Lamb: No, doctor Barnhoff.
- In "A Motley Crew" General Assistance Department is set to inspect an oil rig. As Sir Gregory tells, all oil rigs have names, there's Penelope rig, there's Veronica rig, and GDA is set to go on Diana rig.
- More or Less, The BBC Radio 4 series about numbers in the news.
- In one episode they attempted to liven up a dull report by playing the Top Gun theme under it, attributing the report to "the mavericks in the Office of National Statistics".
- In another, when discussing some particularly mindbogglingly large numbers and the huge orders of magnitude between them (the total number of tweets in the Roman alphabet and the total number of tweets including Chinese, Cryllic, emoticons and so on) "Journey of the Sorcerer" by The Eagles began to play as Tim explained that the difference was much greater than that between an atom and the entire universe. At the end of the piece, Tim is told that Twitter may be extending tweets to 1,000 characters, meaning they'll have to go through it all again with even bigger numbers. His reaction is "Don't panic."
- Our Miss Brooks: The radio episode "The Twin Orphans" features twin boys named Mike and Danny. Al Lewis, the show's writer, had twin boys named Mike and Danny. ◦ There were shout outs on other occasions as well, although never so prominently (i.e. "Babysitting for Three" and "New School TV Set")
- The Reduced Shakespeare Radio Show gives a shout out to other comedy troupes in the rap song "We Take It OTT (The RSC)":We look to the past to be our inspirator,We gobble up influences like we were hungry sharks!

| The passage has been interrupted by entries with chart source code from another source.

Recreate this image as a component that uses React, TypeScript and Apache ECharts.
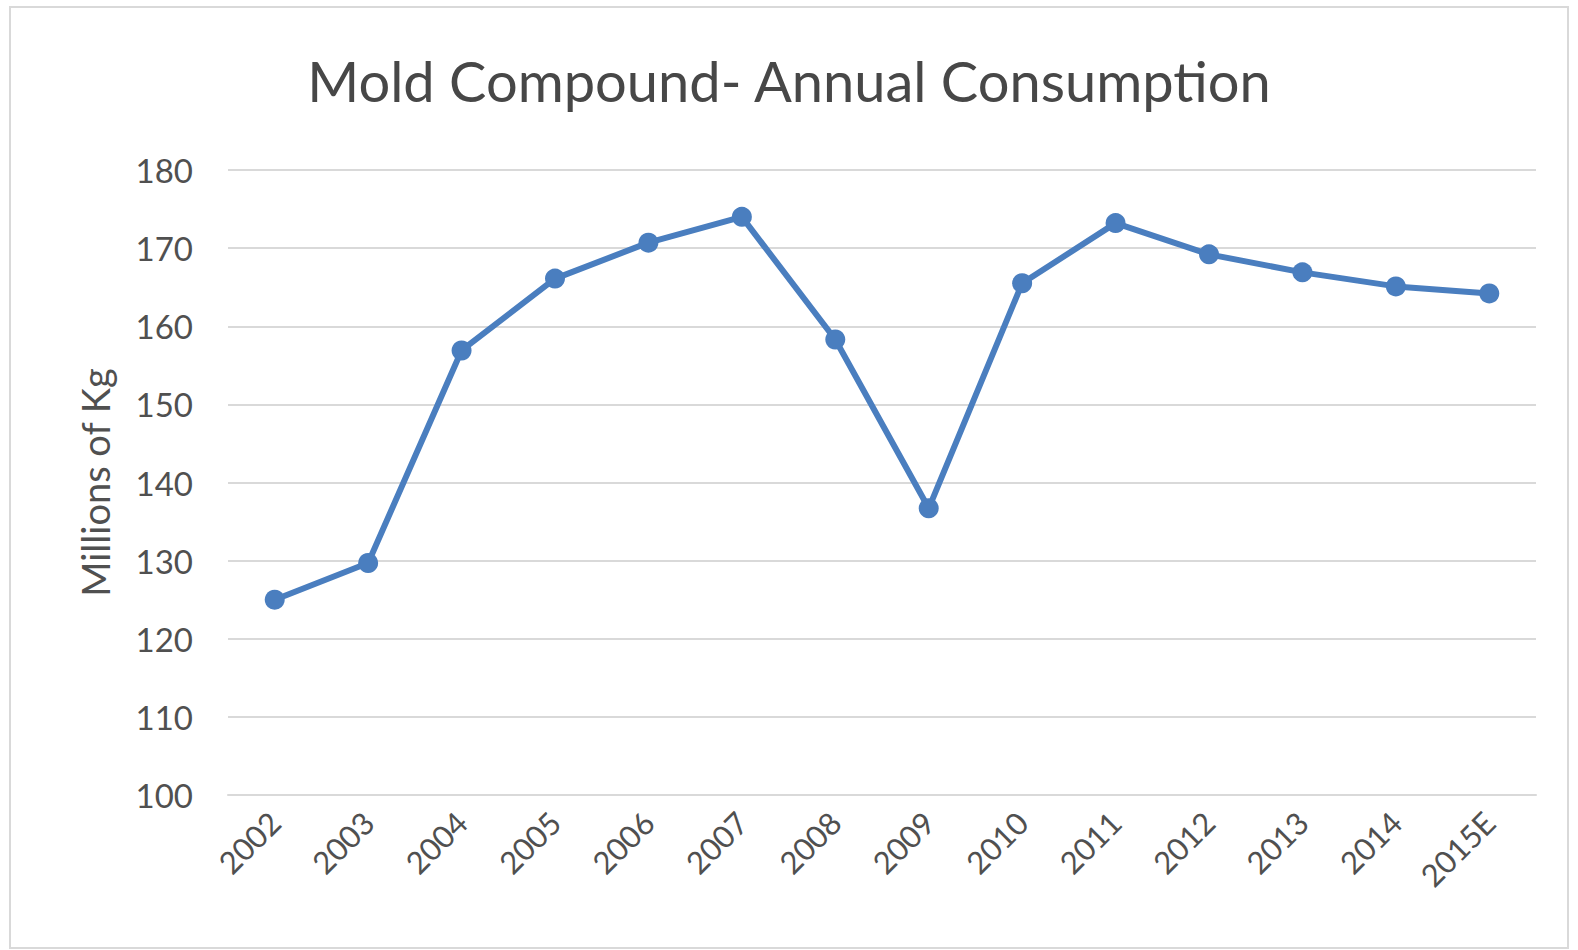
import React, { useEffect, useRef } from "react";
import * as echarts from "echarts";

const titleText = "Mold Compound- Annual Consumption";
const yAxisName = "Millions of Kg";
const categories = ["2002", "2003", "2004", "2005", "2006", "2007", "2008", "2009", "2010", "2011", "2012", "2013", "2014", "2015E"];
const consumption = [125.0, 129.7, 156.9, 166.1, 170.7, 174.0, 158.3, 136.7, 165.5, 173.2, 169.2, 166.9, 165.1, 164.2];
const yMin = 100;
const yMax = 180;
const yInterval = 10;

const FONT = "Lato, 'Open Sans', sans-serif";
const TEXT_COLOR = "#505050";
const TITLE_COLOR = "#474747";
const LINE_COLOR = "#4a7ebf";
const GRID_COLOR = "#d9d9d9";

export default function App() {
  const ref = useRef<HTMLDivElement>(null);
  useEffect(() => {
    if (!ref.current) return;
    const chart = echarts.init(ref.current, undefined, { renderer: "svg" });
    chart.setOption({
      animation: false,
      backgroundColor: "#ffffff",
      title: {
        text: titleText,
        left: "center",
        top: 47,
        textStyle: { fontFamily: FONT, fontSize: 56, fontWeight: "normal", color: TITLE_COLOR },
      },
      graphic: [
        {
          type: "rect",
          shape: { x: 10, y: 7, width: 1558, height: 941 },
          style: { fill: "none", stroke: GRID_COLOR, lineWidth: 2 },
          silent: true,
        },
      ],
      grid: { left: 228, right: 42, top: 170, bottom: 155, containLabel: false },
      xAxis: {
        type: "category",
        data: categories,
        boundaryGap: true,
        axisLine: { show: true, lineStyle: { color: GRID_COLOR, width: 2 } },
        axisTick: { show: false },
        axisLabel: {
          rotate: 45,
          margin: 22,
          fontFamily: FONT,
          fontSize: 31,
          color: TEXT_COLOR,
          interval: 0,
        },
      },
      yAxis: {
        type: "value",
        min: yMin,
        max: yMax,
        interval: yInterval,
        name: yAxisName,
        nameLocation: "middle",
        nameGap: 114,
        nameTextStyle: { fontFamily: FONT, fontSize: 38, color: TEXT_COLOR },
        axisLine: { show: false },
        axisTick: { show: false },
        splitLine: { show: true, lineStyle: { color: GRID_COLOR, width: 2 } },
        axisLabel: { margin: 35, fontFamily: FONT, fontSize: 33, color: TEXT_COLOR },
      },
      series: [
        {
          type: "line",
          data: consumption,
          symbol: "circle",
          symbolSize: 20,
          lineStyle: { color: LINE_COLOR, width: 6 },
          itemStyle: { color: LINE_COLOR },
        },
      ],
    });
    return () => chart.dispose();
  }, []);
  return (
    <div
      ref={ref}
      style={{ position: "fixed", left: 0, top: 0, width: 1578, height: 950 }}
    />
  );
}
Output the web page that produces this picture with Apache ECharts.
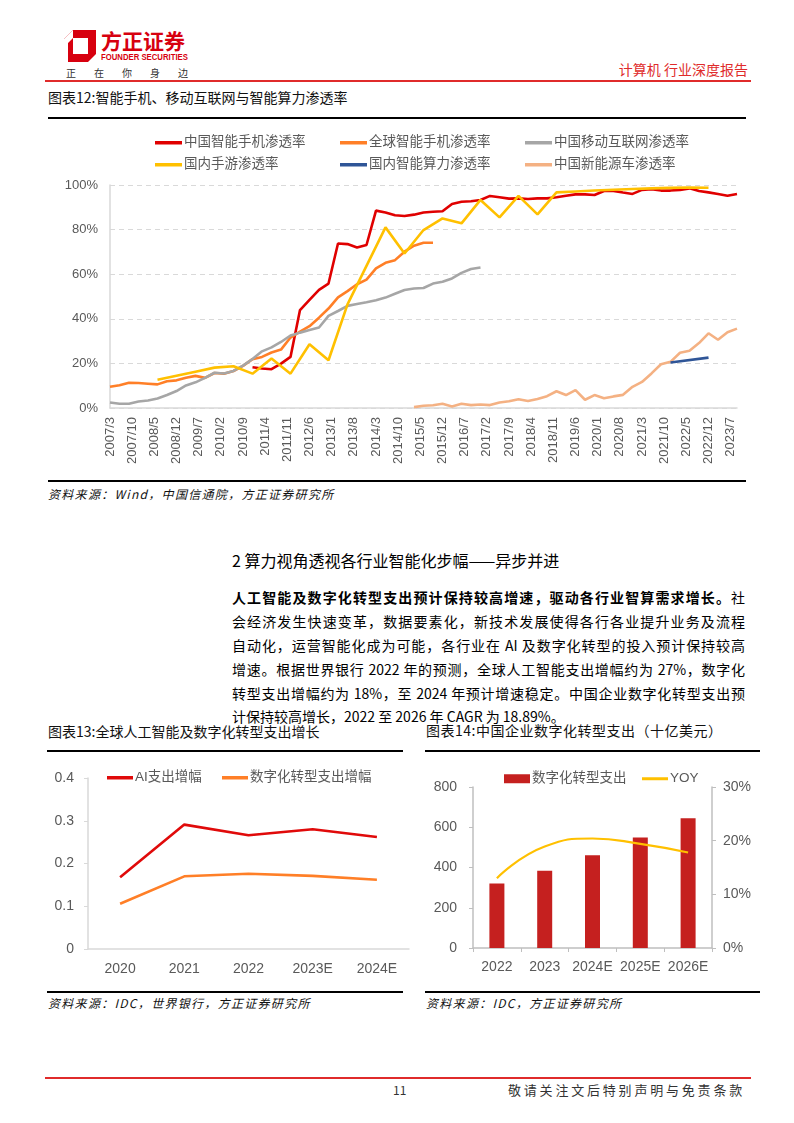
<!DOCTYPE html>
<html><head><meta charset="utf-8">
<script src="https://cdn.jsdelivr.net/npm/echarts/dist/echarts.min.js"></script>
<style>
body{margin:0;background:#fff;}
#page{position:relative;width:794px;height:1123px;overflow:hidden;font-family:"Noto Sans CJK SC","Noto Sans",sans-serif;color:#000;background:#fff;}
.a{position:absolute;white-space:nowrap;}
.title{font-size:14px;line-height:20px;color:#111;}
.src{font-size:12px;line-height:16px;font-style:italic;letter-spacing:1.3px;color:#111;}
.pl{position:absolute;left:232px;width:513px;font-size:14px;line-height:20px;text-align:justify;text-align-last:justify;white-space:nowrap;color:#000;}
</style></head>
<body><div id="page">
<!-- header -->
<svg class="a" style="left:64px;top:30px" width="32" height="32" viewBox="0 0 32 32">
  <path d="M9,0 L32,0 L32,24 L24,32 L0,32 L0,9 Z M9,8 L9,24 L24,24 L24,8 Z" fill="#D7000F" fill-rule="evenodd"/>
  <path d="M0,9 L9,0 L9,8 L4,13 L4,32 L0,32 Z" fill="#fff"/>
</svg>
<div class="a" style="left:101px;top:27px;font-size:21px;line-height:26px;font-weight:bold;color:#D7000F;">方正证券</div>
<div class="a" style="left:101px;top:52px;font-size:9px;line-height:10px;font-weight:bold;color:#D7000F;font-family:'Liberation Sans',Arial,sans-serif;transform:scaleX(0.86);transform-origin:left top;">FOUNDER SECURITIES</div>
<div class="a" style="left:66px;top:66px;font-size:10px;line-height:14px;color:#333;letter-spacing:18px;">正在你身边</div>
<div class="a" style="right:46px;top:59px;font-size:14px;line-height:20px;color:#E02B2B;">计算机 行业深度报告</div>
<div class="a" style="left:45px;top:80px;width:706px;height:1.5px;background:#E02B2B;"></div>
<div class="a title" style="left:48px;top:87px;">图表12:智能手机、移动互联网与智能算力渗透率</div>
<div class="a" style="left:48px;top:117px;width:698px;height:2px;background:#000;"></div>
<div id="c12" class="a" style="left:0;top:125px;width:794px;height:355px;"></div>
<div class="a" style="left:48px;top:480px;width:698px;height:2px;background:#000;"></div>
<div class="a src" style="left:48px;top:486px;">资料来源：Wind，中国信通院，方正证券研究所</div>

<!-- text -->
<div class="a" style="left:232px;top:549px;font-size:16px;line-height:22px;">2 算力视角透视各行业智能化步幅——异步并进</div>
<div class="pl" style="top:587px;"><b>人工智能及数字化转型支出预计保持较高增速，驱动各行业智算需求增长。</b>社</div>
<div class="pl" style="top:611px;">会经济发生快速变革，数据要素化，新技术发展使得各行各业提升业务及流程</div>
<div class="pl" style="top:635px;">自动化，运营智能化成为可能，各行业在 AI 及数字化转型的投入预计保持较高</div>
<div class="pl" style="top:659px;">增速。根据世界银行 2022 年的预测，全球人工智能支出增幅约为 27%，数字化</div>
<div class="pl" style="top:683px;">转型支出增幅约为 18%，至 2024 年预计增速稳定。中国企业数字化转型支出预</div>
<div class="pl" style="top:706px;text-align-last:left;width:auto;">计保持较高增长，2022 至 2026 年 CAGR 为 18.89%。</div>

<!-- chart 13 -->
<div class="a title" style="left:48px;top:721px;">图表13:全球人工智能及数字化转型支出增长</div>
<div class="a" style="left:47px;top:750px;width:356px;height:2px;background:#000;"></div>
<div id="c13" class="a" style="left:40px;top:755px;width:370px;height:230px;"></div>
<div class="a" style="left:47px;top:991px;width:356px;height:2px;background:#000;"></div>
<div class="a src" style="left:48px;top:995px;">资料来源：IDC，世界银行，方正证券研究所</div>

<!-- chart 14 -->
<div class="a title" style="left:426px;top:720px;letter-spacing:0.5px;">图表14:中国企业数字化转型支出（十亿美元）</div>
<div class="a" style="left:425px;top:750px;width:335px;height:2px;background:#000;"></div>
<div id="c14" class="a" style="left:410px;top:755px;width:360px;height:230px;"></div>
<div class="a" style="left:425px;top:991px;width:335px;height:2px;background:#000;"></div>
<div class="a src" style="left:426px;top:995px;">资料来源：IDC，方正证券研究所</div>

<!-- footer -->
<div class="a" style="left:45px;top:1077px;width:706px;height:1.5px;background:#E02B2B;"></div>
<div class="a" style="left:393px;top:1081px;font-size:12px;line-height:18px;color:#333;">11</div>
<div class="a" style="left:508px;top:1081px;font-size:13px;line-height:18px;color:#333;letter-spacing:2.8px;">敬请关注文后特别声明与免责条款</div>
</div>
<script>
// ---------- Chart 12 data ----------
const months = [];
(function(){ let y = 2007, m = 3; while (true) { months.push(y + '/' + m); if (y === 2023 && m === 9) break; m++; if (m > 12) { m = 1; y++; } } })();

const cnSmartphone = [['2010/12',18.3],['2011/3',17.7],['2011/6',17.4],['2011/9',19.9],['2011/12',22.9],['2012/3',43.9],['2012/6',48.5],['2012/9',53.0],['2012/12',55.8],['2013/3',73.8],['2013/6',73.5],['2013/9',72.0],['2013/12',73.1],['2014/3',88.5],['2014/6',87.7],['2014/9',86.4],['2014/12',86.1],['2015/3',86.7],['2015/6',87.7],['2015/9',88.0],['2015/12',88.2],['2016/3',91.5],['2016/6',92.5],['2016/9',92.7],['2016/12',93.3],['2017/3',95.1],['2017/6',94.5],['2017/9',93.9],['2017/12',94.0],['2018/3',93.7],['2018/6',94.0],['2018/9',94.0],['2018/12',94.5],['2019/3',95.2],['2019/6',95.8],['2019/9',95.8],['2019/12',95.5],['2020/3',97.3],['2020/6',97.3],['2020/9',96.6],['2020/12',96.0],['2021/3',97.8],['2021/6',98.1],['2021/9',97.5],['2021/12',97.5],['2022/3',97.8],['2022/6',98.5],['2022/9',97.3],['2022/12',96.7],['2023/3',96.0],['2023/6',95.2],['2023/9',96.0]];
const globalSmartphone = [['2007/3',9.5],['2007/6',10.2],['2007/9',11.3],['2007/12',11.2],['2008/3',10.9],['2008/6',10.6],['2008/9',12.0],['2008/12',12.4],['2009/3',13.6],['2009/6',14.4],['2009/9',13.5],['2009/12',15.7],['2010/3',15.4],['2010/6',16.6],['2010/9',18.9],['2010/12',21.9],['2011/3',22.9],['2011/6',24.9],['2011/9',26.2],['2011/12',31.6],['2012/3',34.2],['2012/6',36.7],['2012/9',40.5],['2012/12',44.6],['2013/3',49.6],['2013/6',52.4],['2013/9',55.5],['2013/12',57.6],['2014/3',62.6],['2014/6',65.1],['2014/9',66.3],['2014/12',70.1],['2015/3',72.8],['2015/6',74.1],['2015/9',74.1]];
const cnMobileNet = [['2007/3',2.5],['2007/6',1.9],['2007/9',1.9],['2007/12',2.9],['2008/3',3.4],['2008/6',4.3],['2008/9',5.8],['2008/12',7.6],['2009/3',10.1],['2009/6',11.5],['2009/9',13.5],['2009/12',15.8],['2010/3',15.5],['2010/6',16.6],['2010/9',19.0],['2010/12',22.0],['2011/3',25.4],['2011/6',27.2],['2011/9',29.6],['2011/12',32.5],['2012/3',33.8],['2012/6',35.0],['2012/9',36.1],['2012/12',41.3],['2013/3',43.5],['2013/6',45.8],['2013/9',46.6],['2013/12',47.4],['2014/3',48.3],['2014/6',49.5],['2014/9',51.2],['2014/12',52.9],['2015/3',53.6],['2015/6',53.8],['2015/9',55.8],['2015/12',56.6],['2016/3',58.1],['2016/6',60.6],['2016/9',62.3],['2016/12',63.0]];
const cnMobileGame = [['2008/6',12.7],['2008/12',14.5],['2009/6',16.3],['2009/12',18.1],['2010/6',18.7],['2010/12',15.4],['2011/6',22.2],['2011/12',15.4],['2012/6',28.6],['2012/12',21.4],['2013/6',46.5],['2013/12',63.7],['2014/6',81.0],['2014/12',69.3],['2015/6',79.8],['2015/12',85.0],['2016/6',82.8],['2016/12',93.3],['2017/6',85.5],['2017/12',95.1],['2018/6',86.8],['2018/12',96.7],['2019/6',97.1],['2019/12',97.5],['2020/6',97.9],['2020/12',98.2],['2021/6',98.5],['2021/12',98.7],['2022/6',98.9],['2022/12',98.8]];
const cnAICompute = [['2021/12',20.4],['2022/12',22.6]];
const cnNEV = [['2015/3',0.4],['2015/6',1.0],['2015/9',1.2],['2015/12',1.9],['2016/3',0.7],['2016/6',1.9],['2016/9',1.3],['2016/12',1.6],['2017/3',1.3],['2017/6',2.5],['2017/9',3.0],['2017/12',3.9],['2018/3',3.1],['2018/6',4.0],['2018/9',5.3],['2018/12',7.5],['2019/3',5.8],['2019/6',8.0],['2019/9',3.7],['2019/12',5.8],['2020/3',4.4],['2020/6',5.2],['2020/9',5.9],['2020/12',9.5],['2021/3',11.7],['2021/6',15.5],['2021/9',19.6],['2021/12',20.7],['2022/3',24.8],['2022/6',25.7],['2022/9',29.1],['2022/12',33.5],['2023/3',30.6],['2023/6',34.0],['2023/9',35.6]];
const yTicks12 = [0, 20, 40, 60, 80, 100];

const names12 = ['中国智能手机渗透率','全球智能手机渗透率','中国移动互联网渗透率','国内手游渗透率','国内智能算力渗透率','中国新能源车渗透率'];
const colors12 = ['#E00000','#FF7F27','#A6A6A6','#FFC000','#2F5597','#F4B183'];
const data12 = [cnSmartphone, globalSmartphone, cnMobileNet, cnMobileGame, cnAICompute, cnNEV];

// ---------- Chart 13 data ----------
const years13 = ['2020','2021','2022','2023E','2024E'];
const aiSpendGrowth = [0.168, 0.291, 0.266, 0.280, 0.262];
const dxSpendGrowth = [0.106, 0.170, 0.176, 0.171, 0.162];

// ---------- Chart 14 data ----------
const years14 = ['2022','2023','2024E','2025E','2026E'];
const dxSpendChina = [321, 384, 461, 549, 645];
const yoyChina = [13.0, 18.9, 20.4, 19.4, 17.8];

const FONT = "'Liberation Sans','Noto Sans CJK SC',sans-serif";
const LBL = '#595959';
const AX = '#D9D9D9';

// Chart 12
(function(){
  const ch = echarts.init(document.getElementById('c12'), null, {renderer:'canvas'});
  const legendPos = [[150,6],[335,6],[520,6],[150,28],[335,28],[520,28]];
  const legends = names12.map((n,i)=>({
    data:[n], left:legendPos[i][0], top:legendPos[i][1], icon:'rect', itemWidth:27, itemHeight:3.5,
    textStyle:{fontSize:13.5,color:LBL,fontFamily:FONT,padding:[0,0,0,-3]}, selectedMode:false
  }));
  const order = [0,1,2,3,5,4];
  ch.setOption({
    animation:false,
    legend:legends,
    grid:{left:110,right:57,top:60,bottom:72},
    xAxis:{type:'category',data:months,boundaryGap:false,
      axisLine:{lineStyle:{color:AX,width:1.5}},axisTick:{show:false},
      axisLabel:{interval:6,rotate:90,fontSize:13,color:LBL,fontFamily:FONT,margin:9}},
    yAxis:{type:'value',min:yTicks12[0],max:yTicks12[yTicks12.length-1],interval:20,
      axisLine:{show:true,lineStyle:{color:AX,width:1.5}},axisTick:{show:false},
      axisLabel:{formatter:'{value}%',fontSize:13,color:LBL,fontFamily:FONT,margin:12},
      splitLine:{lineStyle:{color:'#D9D9D9',type:[5,4],width:1.2}}},
    series:order.map(i=>({name:names12[i],type:'line',data:data12[i],showSymbol:false,symbol:'none',
      lineStyle:{width:2.6,color:colors12[i]},itemStyle:{color:colors12[i]}}))
  });
})();

// Chart 13
(function(){
  const ch = echarts.init(document.getElementById('c13'));
  ch.setOption({
    animation:false,
    legend:[
      {data:['AI支出增幅'],left:62,top:11,icon:'rect',itemWidth:26,itemHeight:3.5,selectedMode:false,textStyle:{fontSize:13.5,color:LBL,fontFamily:FONT,padding:[0,0,0,-3]}},
      {data:['数字化转型支出增幅'],left:177,top:11,icon:'rect',itemWidth:26,itemHeight:3.5,selectedMode:false,textStyle:{fontSize:13.5,color:LBL,fontFamily:FONT,padding:[0,0,0,-3]}}
    ],
    grid:{left:48,right:1,top:23,bottom:36},
    xAxis:{type:'category',data:years13,boundaryGap:true,
      axisLine:{lineStyle:{color:AX,width:1.5}},axisTick:{show:false},
      axisLabel:{interval:0,fontSize:14,color:LBL,fontFamily:FONT,margin:13}},
    yAxis:{type:'value',min:0,max:0.4,interval:0.1,
      axisLine:{show:true,lineStyle:{color:AX,width:1.5}},axisTick:{show:true,length:4,lineStyle:{color:AX}},
      splitLine:{show:false},
      axisLabel:{fontSize:14,color:LBL,fontFamily:FONT,margin:14,formatter:v=>String(Math.round(v*10)/10)}},
    series:[
      {name:'AI支出增幅',type:'line',data:aiSpendGrowth,showSymbol:false,symbol:'none',lineStyle:{width:2.6,color:'#E00A0A'},itemStyle:{color:'#E00A0A'}},
      {name:'数字化转型支出增幅',type:'line',data:dxSpendGrowth,showSymbol:false,symbol:'none',lineStyle:{width:2.6,color:'#FF7F27'},itemStyle:{color:'#FF7F27'}}
    ]
  });
})();

// Chart 14
(function(){
  const ch = echarts.init(document.getElementById('c14'));
  ch.setOption({
    animation:false,
    legend:[
      {data:['数字化转型支出'],left:89,top:12,icon:'rect',itemWidth:26,itemHeight:9,selectedMode:false,textStyle:{fontSize:13.5,color:LBL,fontFamily:FONT,padding:[0,0,0,-3]}},
      {data:['YOY'],left:227,top:12,icon:'rect',itemWidth:26,itemHeight:3,selectedMode:false,textStyle:{fontSize:13.5,color:LBL,fontFamily:FONT,padding:[0,0,0,-3]}}
    ],
    grid:{left:63,right:58,top:32,bottom:37},
    xAxis:{type:'category',data:years14,boundaryGap:true,
      axisLine:{lineStyle:{color:'#BFBFBF',width:1.5}},axisTick:{show:true,length:4,lineStyle:{color:'#BFBFBF'}},
      axisLabel:{interval:0,fontSize:14,color:LBL,fontFamily:FONT,margin:12}},
    yAxis:[
      {type:'value',min:0,max:800,interval:200,position:'left',
        axisLine:{show:true,lineStyle:{color:'#BFBFBF',width:1.5}},axisTick:{show:true,length:4,lineStyle:{color:'#BFBFBF'}},
        splitLine:{show:false},axisLabel:{fontSize:14,color:LBL,fontFamily:FONT,margin:16}},
      {type:'value',min:0,max:30,interval:10,position:'right',
        axisLine:{show:true,lineStyle:{color:'#BFBFBF',width:1.5}},axisTick:{show:true,length:4,lineStyle:{color:'#BFBFBF'}},
        splitLine:{show:false},axisLabel:{fontSize:14,color:LBL,fontFamily:FONT,margin:11,formatter:'{value}%'}}
    ],
    series:[
      {name:'数字化转型支出',type:'bar',data:dxSpendChina,barWidth:15,itemStyle:{color:'#C5201F'}},
      {name:'YOY',type:'line',yAxisIndex:1,data:yoyChina,smooth:true,showSymbol:false,symbol:'none',lineStyle:{width:2.2,color:'#FFC000'},itemStyle:{color:'#FFC000'}}
    ]
  });
})();
</script>
</body></html>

- The NPR radio game show Ask Me Another has contestants who sometimes play this straight on accident when unnecessarily use What is when answering a question; this often prompts the response: This isnt Jeopardy!.
- Lo Zoo Di 105:
- The cast member behind some speeches — including the disclaimer that also serves as this page's quote — is nicknamed Petosauro. In English, that translates into "Fart-saurus", that may or may not be a reference to "Fart-zilla".
- The audio for the montage sequences of Gay Team (for when they build their cock tank, or whatever) features many random clips, including Spider-Man shooting his web, Sergeant Hartman's introduction and The Major Asshole scene.